Galípolo foi seguido pelos outros indicados de Lula, incluindo o diretor de Assuntos Internacionais, Paulo Picchetti, único nome que circula como uma eventual alternativa ao ex-secretário executivo da Fazenda para suceder Campos Neto que seria mais palatável ao mercado.
Mas o burburinho em torno de seu nome esfriou após fazer coro com o bloco de indicados de Lula no Copom. Por outro lado, a decisão é do presidente da República, que já indicou não se importar com a opinião dos agentes financeiros.
À espera da maioria
Para Galípolo, poderia ser prudente votar pela manutenção ou um corte mais tímido da Selic e se esconder atrás da maioria. Ainda mais considerando o mau humor do mercado com a política fiscal no Brasil e com os juros altos nos EUA, entre outros fatores que dificultam o corte da taxa, como o impacto inflacionário da tragédia no Rio Grande do Sul e a recente alta do dólar. Mas ele não escaparia da cobrança de Lula e do governo.
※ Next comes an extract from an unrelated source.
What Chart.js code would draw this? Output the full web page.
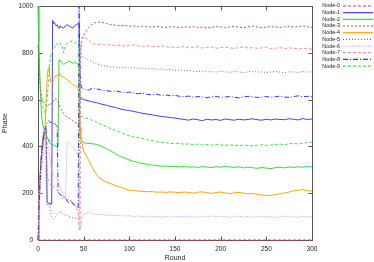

Relatos de pessoas próximas dão conta de que ele tem plena consciência de que precisa zelar por sua reputação, mesmo que não seja indicado presidente do BC. Seu mandato como diretor termina em março de 2027. Outros interlocutores consideram que ele e os demais diretores indicados por Lula só vão poder mostrar quem são quando forem maioria no Copom.